Een zeer spectaculaire rol heeft het Lanakerveld in het begin van de Tachtigjarige oorlog gespeeld. Op 5 oktober 1568 was Willem van Oranje met 14.000 voetknechten en 7.000 ruiters bij Stokkem onverwachts de Maas overgestoken. Daarop gaf hij zijn vermoeide troepen 2 dagen rust en rukte vervolgens langs de oude Romeinse heirweg (die op de Postbaan uitloopt) naar Maastricht op. Alva, die numeriek in de minderheid was, had echter op 7 oktober zijn hoofdkwartier van Pietersheim naar de hoeve Caberg verplaatst en legerde zijn troepen met Maastricht in de rug op het Lanakerveld, daarbij strategisch gebruik makend van de helling van het Zouwdal.
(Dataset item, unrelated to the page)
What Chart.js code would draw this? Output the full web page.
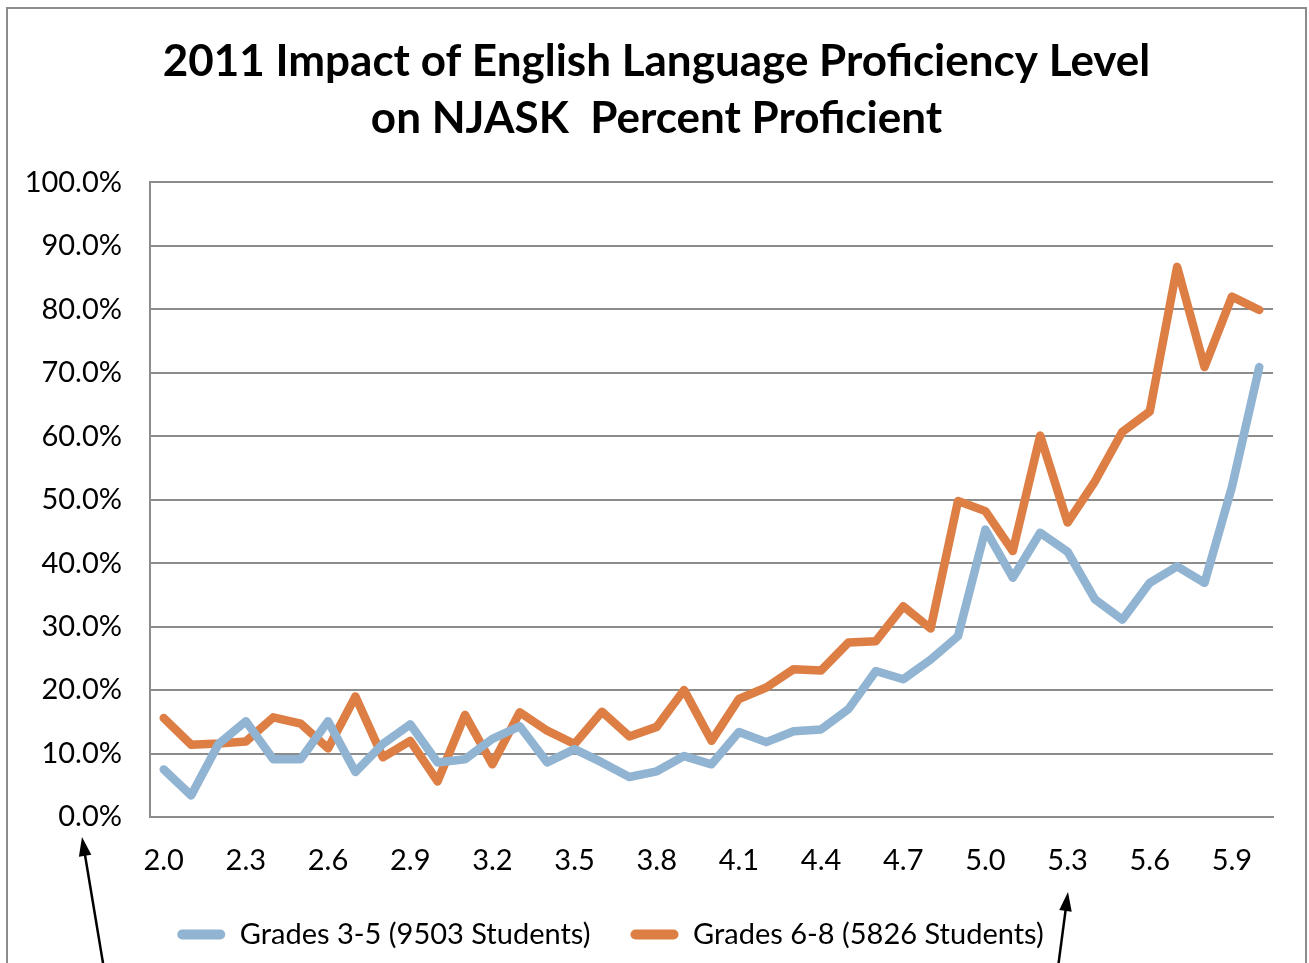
<!DOCTYPE html>
<html>
<head>
    <meta charset="utf-8"/>
    <title>2011 Impact of English Language Proficiency Level</title>
    <script src="https://cdn.jsdelivr.net/npm/chart.js"></script>
    <style>
        body { margin: 0; background: #fff; }
        canvas { display: block; }
    </style>
</head>
<body>
    <canvas id="elpChart" width="1309" height="963"></canvas>

    <script type="text/javascript">
        // ELP level (x axis categories)
        const levels = ['2.0', '2.1', '2.2', '2.3', '2.4', '2.5', '2.6', '2.7', '2.8', '2.9',
                        '3.0', '3.1', '3.2', '3.3', '3.4', '3.5', '3.6', '3.7', '3.8', '3.9',
                        '4.0', '4.1', '4.2', '4.3', '4.4', '4.5', '4.6', '4.7', '4.8', '4.9',
                        '5.0', '5.1', '5.2', '5.3', '5.4', '5.5', '5.6', '5.7', '5.8', '5.9', '6.0'];

        // percent proficient
        const grades35 = [7.5, 3.4, 11.5, 15.1, 9.1, 9.1, 15.1, 7.1, 11.5, 14.6,
                          8.6, 9.1, 12.3, 14.3, 8.6, 10.7, 8.6, 6.3, 7.2, 9.6,
                          8.3, 13.4, 11.8, 13.5, 13.8, 17.0, 23.0, 21.7, 24.8, 28.5,
                          45.3, 37.7, 44.8, 41.8, 34.3, 31.1, 36.9, 39.5, 36.9, 52.0, 70.9];
        const grades68 = [15.6, 11.4, 11.6, 11.9, 15.7, 14.7, 10.8, 19.0, 9.4, 12.0,
                          5.6, 16.1, 8.3, 16.5, 13.6, 11.5, 16.6, 12.7, 14.2, 20.0,
                          12.0, 18.6, 20.4, 23.3, 23.1, 27.5, 27.7, 33.2, 29.7, 49.8,
                          48.2, 41.9, 60.1, 46.4, 52.9, 60.7, 63.9, 86.7, 70.9, 82.0, 79.9];

        const seriesNames = ['Grades 3-5 (9503 Students)', 'Grades 6-8 (5826 Students)'];
        const titleLines = ['2011 Impact of English Language Proficiency Level', 'on NJASK  Percent Proficient'];

        const BLUE = '#91b4d2';
        const ORANGE = '#dd7e45';
        const GRID = '#8c8c8c';
        const FONT = 'Lato, "Open Sans", sans-serif';

        // white page, outer frame and the two hand drawn arrows
        const framePlugin = {
            id: 'frame',
            afterLayout(chart) {
                // the original has the legend a bit left of centre and the title a bit right
                chart.legend.left -= 36;
                chart.legend.right -= 36;
                chart.titleBlock.left += 10;
                chart.titleBlock.right += 10;
            },
            beforeDraw(chart) {
                const ctx = chart.ctx;
                ctx.save();
                ctx.fillStyle = '#fff';
                ctx.fillRect(0, 0, chart.width, chart.height);
                ctx.restore();
            },
            afterDraw(chart) {
                const ctx = chart.ctx;
                ctx.save();
                ctx.strokeStyle = GRID;
                ctx.lineWidth = 2;
                ctx.strokeRect(7, 8, 1299, 1000);

                function arrow(x1, y1, x2, y2) {
                    const ang = Math.atan2(y2 - y1, x2 - x1);
                    const head = 20, spread = 0.32;
                    ctx.strokeStyle = '#000';
                    ctx.fillStyle = '#000';
                    ctx.lineWidth = 2.5;
                    ctx.beginPath();
                    ctx.moveTo(x1, y1);
                    ctx.lineTo(x2 - Math.cos(ang) * head * 0.8, y2 - Math.sin(ang) * head * 0.8);
                    ctx.stroke();
                    ctx.beginPath();
                    ctx.moveTo(x2, y2);
                    ctx.lineTo(x2 - head * Math.cos(ang - spread), y2 - head * Math.sin(ang - spread));
                    ctx.lineTo(x2 - head * Math.cos(ang + spread), y2 - head * Math.sin(ang + spread));
                    ctx.closePath();
                    ctx.fill();
                }
                arrow(105, 975, 82, 837);
                arrow(1057, 975, 1068, 892);
                ctx.restore();
            }
        };

        const ctx = document.getElementById('elpChart').getContext('2d');
        const elpChart = new Chart(ctx, {
            type: 'line',
            data: {
                labels: levels,
                datasets: [{
                    label: seriesNames[0],
                    data: grades35,
                    borderColor: BLUE,
                    backgroundColor: BLUE,
                    borderWidth: 8.5,
                    pointRadius: 0,
                    tension: 0,
                    borderJoinStyle: 'round',
                    borderCapStyle: 'round'
                }, {
                    label: seriesNames[1],
                    data: grades68,
                    borderColor: ORANGE,
                    backgroundColor: ORANGE,
                    borderWidth: 8.5,
                    pointRadius: 0,
                    tension: 0,
                    borderJoinStyle: 'round',
                    borderCapStyle: 'round'
                }]
            },
            options: {
                responsive: false,
                animation: false,
                layout: {
                    padding: { top: 10, left: 20, right: 36, bottom: 4 }
                },
                plugins: {
                    title: {
                        display: true,
                        text: titleLines,
                        color: '#000',
                        font: { family: FONT, size: 44, weight: 'bold', lineHeight: 1.3 },
                        padding: { top: 23, bottom: 35 }
                    },
                    legend: {
                        position: 'bottom',
                        labels: {
                            color: '#000',
                            font: { family: FONT, size: 29 },
                            boxWidth: 48,
                            boxHeight: 10,
                            padding: 40,
                            useBorderRadius: true,
                            borderRadius: 5,
                            generateLabels(chart) {
                                const items = Chart.defaults.plugins.legend.labels.generateLabels(chart);
                                items.forEach(item => { item.lineWidth = 0; });
                                return items;
                            }
                        }
                    },
                    tooltip: { enabled: false }
                },
                scales: {
                    x: {
                        offset: true,
                        grid: { display: false },
                        border: { display: true, color: GRID, width: 2 },
                        ticks: {
                            color: '#000',
                            font: { family: FONT, size: 29 },
                            autoSkip: false,
                            maxRotation: 0,
                            padding: 18,
                            callback: (val, i) => (i % 3 === 0 ? levels[i] : '')
                        },
                        afterFit: scale => { scale.height = 63; }
                    },
                    y: {
                        min: 0,
                        max: 100,
                        grid: { color: GRID, lineWidth: 2, drawTicks: false },
                        border: { display: true, color: GRID, width: 2 },
                        ticks: {
                            color: '#000',
                            font: { family: FONT, size: 29 },
                            stepSize: 10,
                            padding: 28,
                            callback: v => v.toFixed(1) + '%'
                        },
                        afterFit: scale => { scale.width = 130; }
                    }
                }
            },
            plugins: [framePlugin]
        });
    </script>
</body>
</html>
Ook versterkte hij de Dousberg en Veldwezelt (zie figuur 23). Nu durfde de prins van Oranje de slag niet meer aan. Alva's tactiek had daarmee succes gehad. Alva vreesde namelijk bij een nederlaag in één klap de hele Nederlanden kwijt te zijn en wilde daarom de slag ontwijken. Als Willem van Oranje na zijn oversteek direct doorgezet had en op het Lanakerveld slag had geleverd, had hij een goede kans Alva te verslaan. "Doorzicht en doortastendheid hadden Alva kunnen verrassen in de velden tussen Caberg en Veldwezelt rond de Zouw" concludeert de Veldwezeltse heemkundige René Thewissen. De slag op het Lanakerveld had grote consequenties voor het verdere verloop van de geschiedenis van de Nederlanden kunnen hebben. Deze gebeurtenis maakte zo'n indruk op de tijdgenoten, dat hij in et Wilhelmus, dat tussen 568 en 1572 is geschreven, terecht kwam (regel 81-88):

Als een Prins op gheseten
Met mijner Heyres cracht
Van den Tyran vermeten
Heb ick den Slach verwacht
Die bij Maestricht begraven
Bevreesde mijn ghewelt,
Mijn Ruyters sach men draven
Seer moedich door dat Velt

Het veld, waar de schrijver van ons volkslied naar verwijst, is geen ander dan het Lanakerveld. Maastricht en het Lanakerveld behoren daarmee tot de weinige geografische namen die met een plaats in het volkslied zijn vereerd. Wel was het nog beter geweest als de ruiters van de prins twee dagen eerder 'seer moedich door dat velt' hadden gedraafd.